Pull out every line of the listing below where "with" appears.

(Plotting code records)
_ _ _ _ _ _ _

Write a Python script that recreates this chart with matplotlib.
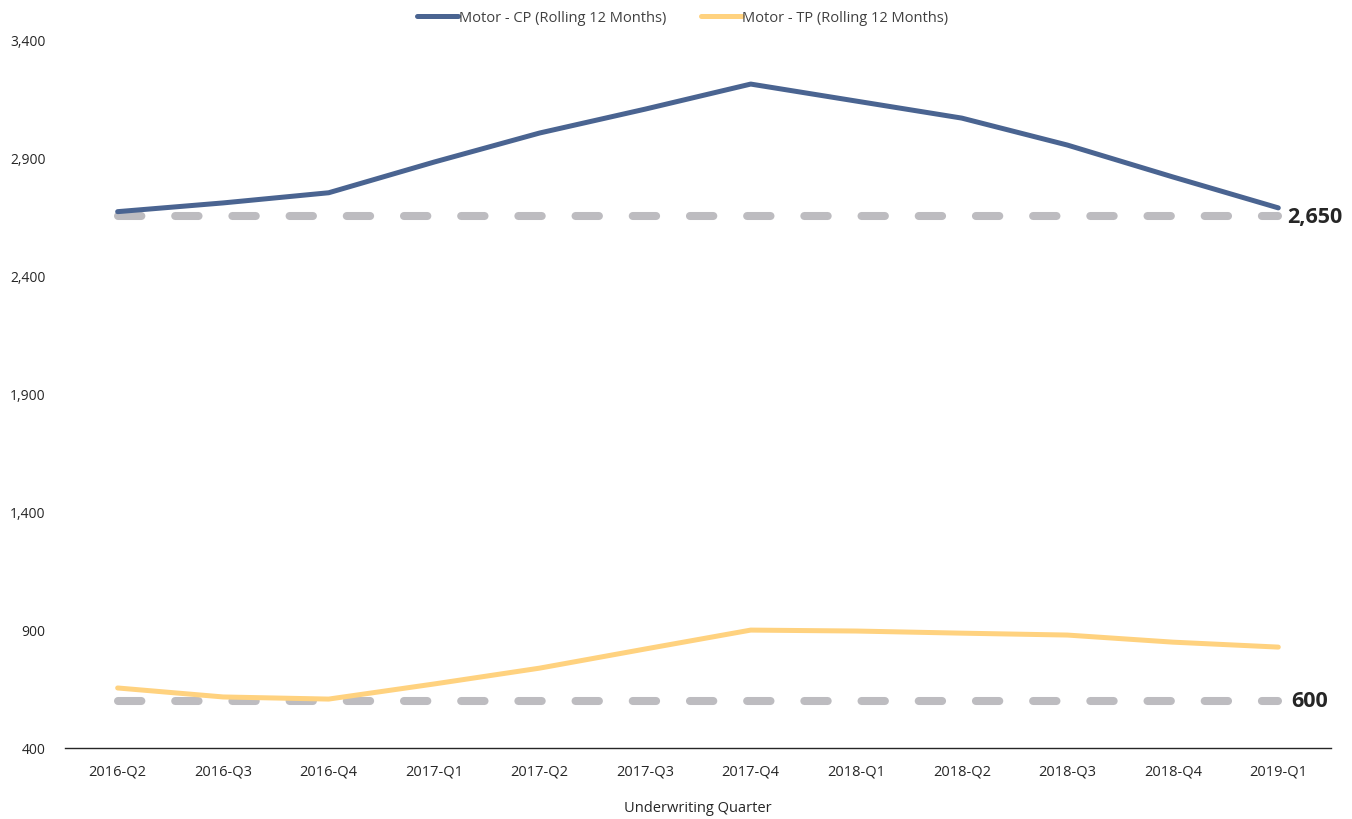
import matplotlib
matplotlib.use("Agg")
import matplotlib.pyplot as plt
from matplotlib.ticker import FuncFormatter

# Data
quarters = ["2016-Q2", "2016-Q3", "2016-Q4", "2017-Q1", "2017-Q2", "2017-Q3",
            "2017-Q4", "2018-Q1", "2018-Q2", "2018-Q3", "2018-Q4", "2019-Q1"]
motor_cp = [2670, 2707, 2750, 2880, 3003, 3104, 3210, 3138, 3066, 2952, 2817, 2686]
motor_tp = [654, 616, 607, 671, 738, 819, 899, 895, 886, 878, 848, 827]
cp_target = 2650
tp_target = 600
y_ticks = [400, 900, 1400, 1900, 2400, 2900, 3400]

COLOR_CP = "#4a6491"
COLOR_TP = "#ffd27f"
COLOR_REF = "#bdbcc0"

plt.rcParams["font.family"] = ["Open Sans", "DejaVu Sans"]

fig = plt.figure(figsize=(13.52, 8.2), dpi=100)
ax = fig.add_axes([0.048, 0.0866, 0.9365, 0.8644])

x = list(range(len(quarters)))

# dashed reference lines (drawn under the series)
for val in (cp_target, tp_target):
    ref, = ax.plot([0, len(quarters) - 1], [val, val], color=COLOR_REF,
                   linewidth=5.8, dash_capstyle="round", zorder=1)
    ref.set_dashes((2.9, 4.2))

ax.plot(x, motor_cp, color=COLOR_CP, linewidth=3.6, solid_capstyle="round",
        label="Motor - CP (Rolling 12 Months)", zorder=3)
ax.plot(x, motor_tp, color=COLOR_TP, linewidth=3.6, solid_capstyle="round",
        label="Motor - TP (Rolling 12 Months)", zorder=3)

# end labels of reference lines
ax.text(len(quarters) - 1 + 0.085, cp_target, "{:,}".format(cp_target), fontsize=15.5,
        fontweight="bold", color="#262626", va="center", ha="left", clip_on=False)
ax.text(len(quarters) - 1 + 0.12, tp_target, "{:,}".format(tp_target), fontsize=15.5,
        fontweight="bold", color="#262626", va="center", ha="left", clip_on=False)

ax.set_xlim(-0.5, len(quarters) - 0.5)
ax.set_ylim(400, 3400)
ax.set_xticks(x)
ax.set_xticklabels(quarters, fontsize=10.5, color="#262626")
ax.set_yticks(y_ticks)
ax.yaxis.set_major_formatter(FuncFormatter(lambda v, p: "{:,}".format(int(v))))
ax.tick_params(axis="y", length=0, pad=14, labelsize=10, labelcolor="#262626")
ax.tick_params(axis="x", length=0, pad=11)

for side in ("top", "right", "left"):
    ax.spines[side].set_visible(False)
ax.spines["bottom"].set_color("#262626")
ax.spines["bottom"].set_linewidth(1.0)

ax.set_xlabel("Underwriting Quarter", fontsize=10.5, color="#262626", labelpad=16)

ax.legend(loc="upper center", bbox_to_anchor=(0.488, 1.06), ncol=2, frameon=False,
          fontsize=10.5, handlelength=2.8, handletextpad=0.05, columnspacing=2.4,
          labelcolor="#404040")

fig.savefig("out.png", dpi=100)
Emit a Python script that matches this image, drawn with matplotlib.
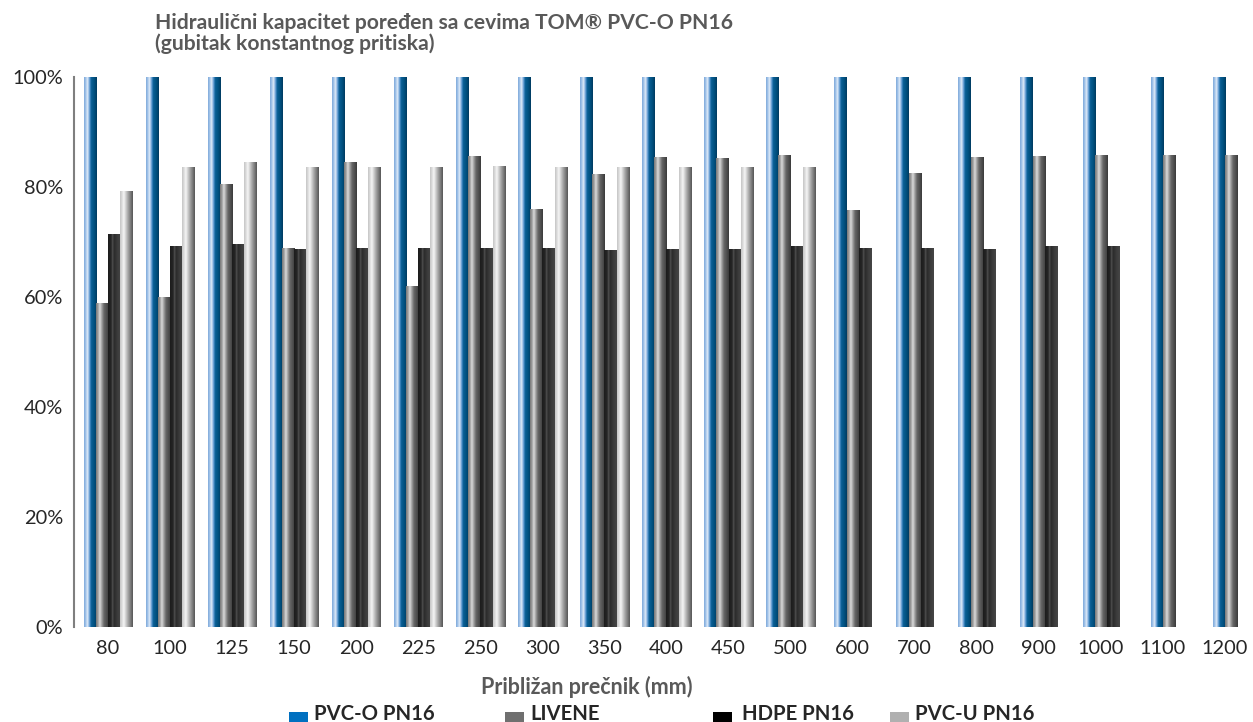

_ _ _ _ _ _ _

*ANSWER FOR THIS EXERCISE*:
Write a Python script that recreates this chart with matplotlib.
Emit a Python script that matches this image, drawn with matplotlib.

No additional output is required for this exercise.